— Start —

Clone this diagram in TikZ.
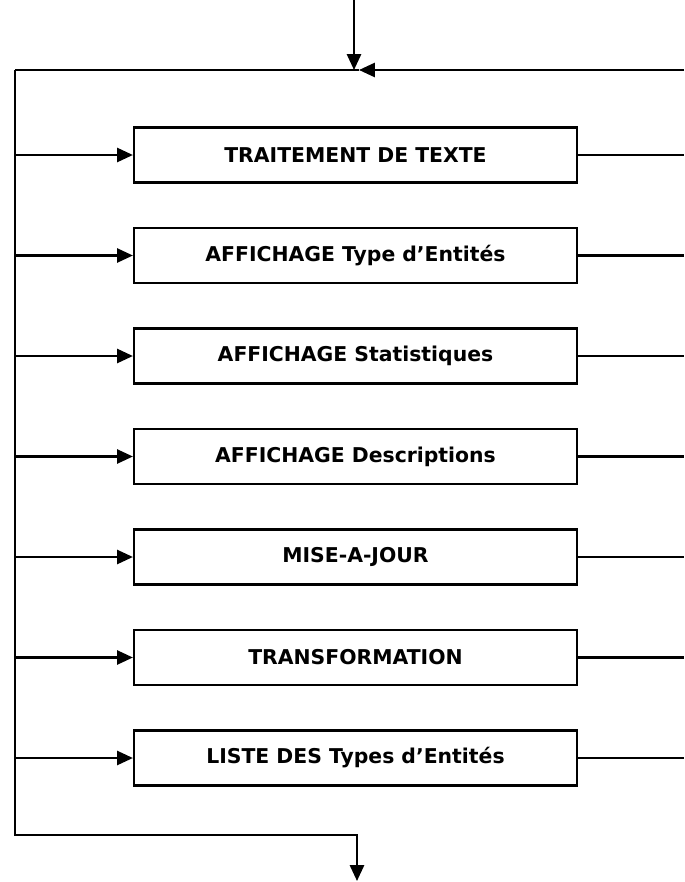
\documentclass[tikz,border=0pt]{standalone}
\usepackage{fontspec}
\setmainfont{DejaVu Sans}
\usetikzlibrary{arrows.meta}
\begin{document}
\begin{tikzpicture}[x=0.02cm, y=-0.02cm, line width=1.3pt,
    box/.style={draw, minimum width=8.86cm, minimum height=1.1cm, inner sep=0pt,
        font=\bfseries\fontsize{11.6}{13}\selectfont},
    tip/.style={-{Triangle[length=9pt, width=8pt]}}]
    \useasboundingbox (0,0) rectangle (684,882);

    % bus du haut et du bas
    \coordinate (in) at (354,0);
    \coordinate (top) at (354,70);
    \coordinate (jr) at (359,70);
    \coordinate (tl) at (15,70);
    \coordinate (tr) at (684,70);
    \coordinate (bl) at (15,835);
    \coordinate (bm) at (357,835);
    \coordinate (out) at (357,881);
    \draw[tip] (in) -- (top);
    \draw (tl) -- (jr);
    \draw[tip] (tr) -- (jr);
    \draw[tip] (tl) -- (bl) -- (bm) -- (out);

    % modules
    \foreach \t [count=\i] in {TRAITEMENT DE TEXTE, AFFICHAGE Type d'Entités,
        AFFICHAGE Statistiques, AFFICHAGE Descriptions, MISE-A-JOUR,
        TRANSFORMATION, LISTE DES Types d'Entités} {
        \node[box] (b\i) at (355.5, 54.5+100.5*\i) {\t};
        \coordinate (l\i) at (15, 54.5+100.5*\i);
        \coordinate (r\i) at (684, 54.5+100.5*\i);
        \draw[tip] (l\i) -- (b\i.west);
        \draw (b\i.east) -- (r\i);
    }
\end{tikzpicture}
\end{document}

— End —

● **Exercise task**
Every line above should be repeated exactly; pictures stay out of the copy.

● **Task response**
Clone this diagram in TikZ.
\documentclass[tikz,border=0pt]{standalone}
\usepackage{fontspec}
\setmainfont{DejaVu Sans}
\usetikzlibrary{arrows.meta}
\begin{document}
\begin{tikzpicture}[x=0.02cm, y=-0.02cm, line width=1.3pt,
    box/.style={draw, minimum width=8.86cm, minimum height=1.1cm, inner sep=0pt,
        font=\bfseries\fontsize{11.6}{13}\selectfont},
    tip/.style={-{Triangle[length=9pt, width=8pt]}}]
    \useasboundingbox (0,0) rectangle (684,882);

    % bus du haut et du bas
    \coordinate (in) at (354,0);
    \coordinate (top) at (354,70);
    \coordinate (jr) at (359,70);
    \coordinate (tl) at (15,70);
    \coordinate (tr) at (684,70);
    \coordinate (bl) at (15,835);
    \coordinate (bm) at (357,835);
    \coordinate (out) at (357,881);
    \draw[tip] (in) -- (top);
    \draw (tl) -- (jr);
    \draw[tip] (tr) -- (jr);
    \draw[tip] (tl) -- (bl) -- (bm) -- (out);

    % modules
    \foreach \t [count=\i] in {TRAITEMENT DE TEXTE, AFFICHAGE Type d'Entités,
        AFFICHAGE Statistiques, AFFICHAGE Descriptions, MISE-A-JOUR,
        TRANSFORMATION, LISTE DES Types d'Entités} {
        \node[box] (b\i) at (355.5, 54.5+100.5*\i) {\t};
        \coordinate (l\i) at (15, 54.5+100.5*\i);
        \coordinate (r\i) at (684, 54.5+100.5*\i);
        \draw[tip] (l\i) -- (b\i.west);
        \draw (b\i.east) -- (r\i);
    }
\end{tikzpicture}
\end{document}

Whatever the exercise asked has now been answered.